══ WORKING DATA

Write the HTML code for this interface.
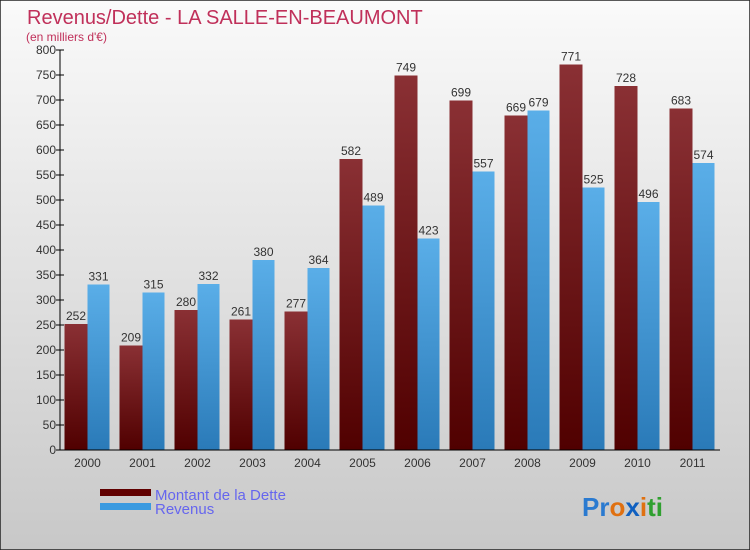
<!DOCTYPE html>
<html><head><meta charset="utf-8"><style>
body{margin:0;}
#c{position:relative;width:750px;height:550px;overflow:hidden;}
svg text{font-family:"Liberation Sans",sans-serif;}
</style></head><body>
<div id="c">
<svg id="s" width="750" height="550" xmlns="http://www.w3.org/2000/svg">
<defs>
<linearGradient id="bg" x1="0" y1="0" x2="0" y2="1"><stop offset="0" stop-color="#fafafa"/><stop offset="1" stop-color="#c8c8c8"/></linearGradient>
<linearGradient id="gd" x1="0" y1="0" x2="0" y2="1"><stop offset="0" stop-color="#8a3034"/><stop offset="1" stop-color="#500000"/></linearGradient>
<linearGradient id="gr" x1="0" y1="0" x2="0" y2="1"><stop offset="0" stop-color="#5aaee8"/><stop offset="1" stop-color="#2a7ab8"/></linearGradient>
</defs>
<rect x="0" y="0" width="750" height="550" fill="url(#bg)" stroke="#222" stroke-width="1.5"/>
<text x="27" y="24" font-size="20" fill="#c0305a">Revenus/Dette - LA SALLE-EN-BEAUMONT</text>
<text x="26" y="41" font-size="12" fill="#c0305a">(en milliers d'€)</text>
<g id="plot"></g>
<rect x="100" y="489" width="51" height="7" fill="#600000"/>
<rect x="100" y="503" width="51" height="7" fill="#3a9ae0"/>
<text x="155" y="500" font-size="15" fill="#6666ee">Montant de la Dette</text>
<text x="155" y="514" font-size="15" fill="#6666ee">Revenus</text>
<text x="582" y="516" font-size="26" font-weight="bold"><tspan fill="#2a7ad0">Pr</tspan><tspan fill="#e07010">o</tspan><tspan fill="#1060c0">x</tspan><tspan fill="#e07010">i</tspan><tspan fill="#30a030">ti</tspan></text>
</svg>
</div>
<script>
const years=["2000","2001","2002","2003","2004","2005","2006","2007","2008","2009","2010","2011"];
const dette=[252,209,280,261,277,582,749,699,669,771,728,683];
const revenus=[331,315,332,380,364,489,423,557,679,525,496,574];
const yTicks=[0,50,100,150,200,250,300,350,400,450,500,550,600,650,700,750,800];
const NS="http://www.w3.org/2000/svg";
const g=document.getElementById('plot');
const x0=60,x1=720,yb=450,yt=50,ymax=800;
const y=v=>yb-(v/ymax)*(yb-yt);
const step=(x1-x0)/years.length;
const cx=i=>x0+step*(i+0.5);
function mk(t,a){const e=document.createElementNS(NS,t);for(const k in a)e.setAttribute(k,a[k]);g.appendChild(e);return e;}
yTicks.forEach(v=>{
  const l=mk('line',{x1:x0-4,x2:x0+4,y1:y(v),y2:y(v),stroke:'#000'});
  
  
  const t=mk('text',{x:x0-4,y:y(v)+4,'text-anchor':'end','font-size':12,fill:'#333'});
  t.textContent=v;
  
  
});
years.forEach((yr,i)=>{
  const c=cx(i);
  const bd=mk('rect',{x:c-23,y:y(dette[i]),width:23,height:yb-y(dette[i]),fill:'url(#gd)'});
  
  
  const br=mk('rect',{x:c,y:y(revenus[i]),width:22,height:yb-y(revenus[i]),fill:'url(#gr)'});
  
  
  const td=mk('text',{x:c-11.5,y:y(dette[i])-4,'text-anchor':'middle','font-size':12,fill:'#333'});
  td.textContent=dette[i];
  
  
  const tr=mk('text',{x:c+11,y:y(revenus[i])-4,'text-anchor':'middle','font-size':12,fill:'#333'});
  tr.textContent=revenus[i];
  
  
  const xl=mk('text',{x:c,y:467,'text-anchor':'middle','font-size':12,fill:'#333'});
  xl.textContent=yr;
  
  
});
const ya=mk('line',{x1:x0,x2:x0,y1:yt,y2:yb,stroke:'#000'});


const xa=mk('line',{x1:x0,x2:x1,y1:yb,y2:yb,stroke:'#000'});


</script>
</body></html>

════
══ WORKING DATA

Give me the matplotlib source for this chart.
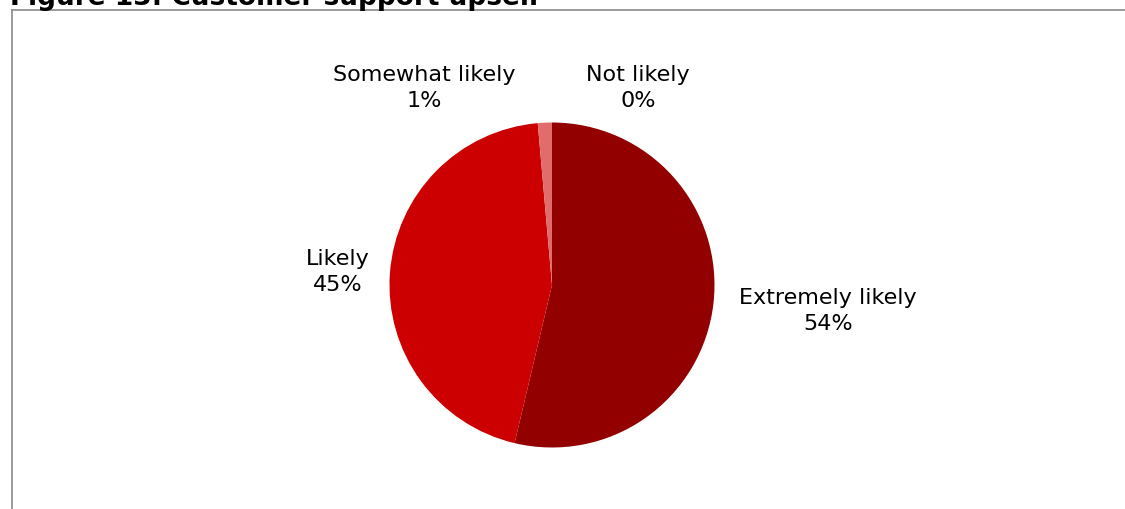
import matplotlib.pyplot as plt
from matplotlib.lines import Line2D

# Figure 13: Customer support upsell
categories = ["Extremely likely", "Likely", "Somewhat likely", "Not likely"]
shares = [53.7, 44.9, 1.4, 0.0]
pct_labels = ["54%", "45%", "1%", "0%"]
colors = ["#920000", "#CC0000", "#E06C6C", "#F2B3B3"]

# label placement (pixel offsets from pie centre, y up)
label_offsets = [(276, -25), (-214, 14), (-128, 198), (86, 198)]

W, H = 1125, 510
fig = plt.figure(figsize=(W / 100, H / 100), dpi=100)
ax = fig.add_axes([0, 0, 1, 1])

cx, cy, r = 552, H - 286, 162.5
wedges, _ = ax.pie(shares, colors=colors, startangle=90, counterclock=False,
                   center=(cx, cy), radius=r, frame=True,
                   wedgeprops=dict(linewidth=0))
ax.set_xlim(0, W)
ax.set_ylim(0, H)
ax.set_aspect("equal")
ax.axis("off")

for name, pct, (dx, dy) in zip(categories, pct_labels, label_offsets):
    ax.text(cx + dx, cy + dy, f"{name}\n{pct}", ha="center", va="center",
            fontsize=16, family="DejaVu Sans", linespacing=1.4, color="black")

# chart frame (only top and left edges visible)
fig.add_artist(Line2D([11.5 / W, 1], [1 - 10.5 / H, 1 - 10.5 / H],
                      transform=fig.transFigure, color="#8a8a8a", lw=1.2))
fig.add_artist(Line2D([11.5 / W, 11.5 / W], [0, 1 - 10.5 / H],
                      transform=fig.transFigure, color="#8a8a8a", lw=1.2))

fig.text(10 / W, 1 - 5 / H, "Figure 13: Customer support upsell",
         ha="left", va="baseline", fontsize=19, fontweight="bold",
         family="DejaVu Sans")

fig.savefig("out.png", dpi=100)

════

Show each line of the listing that holds the string "matplotlib".

Give me the matplotlib source for this chart.
import matplotlib.pyplot as plt
from matplotlib.lines import Line2D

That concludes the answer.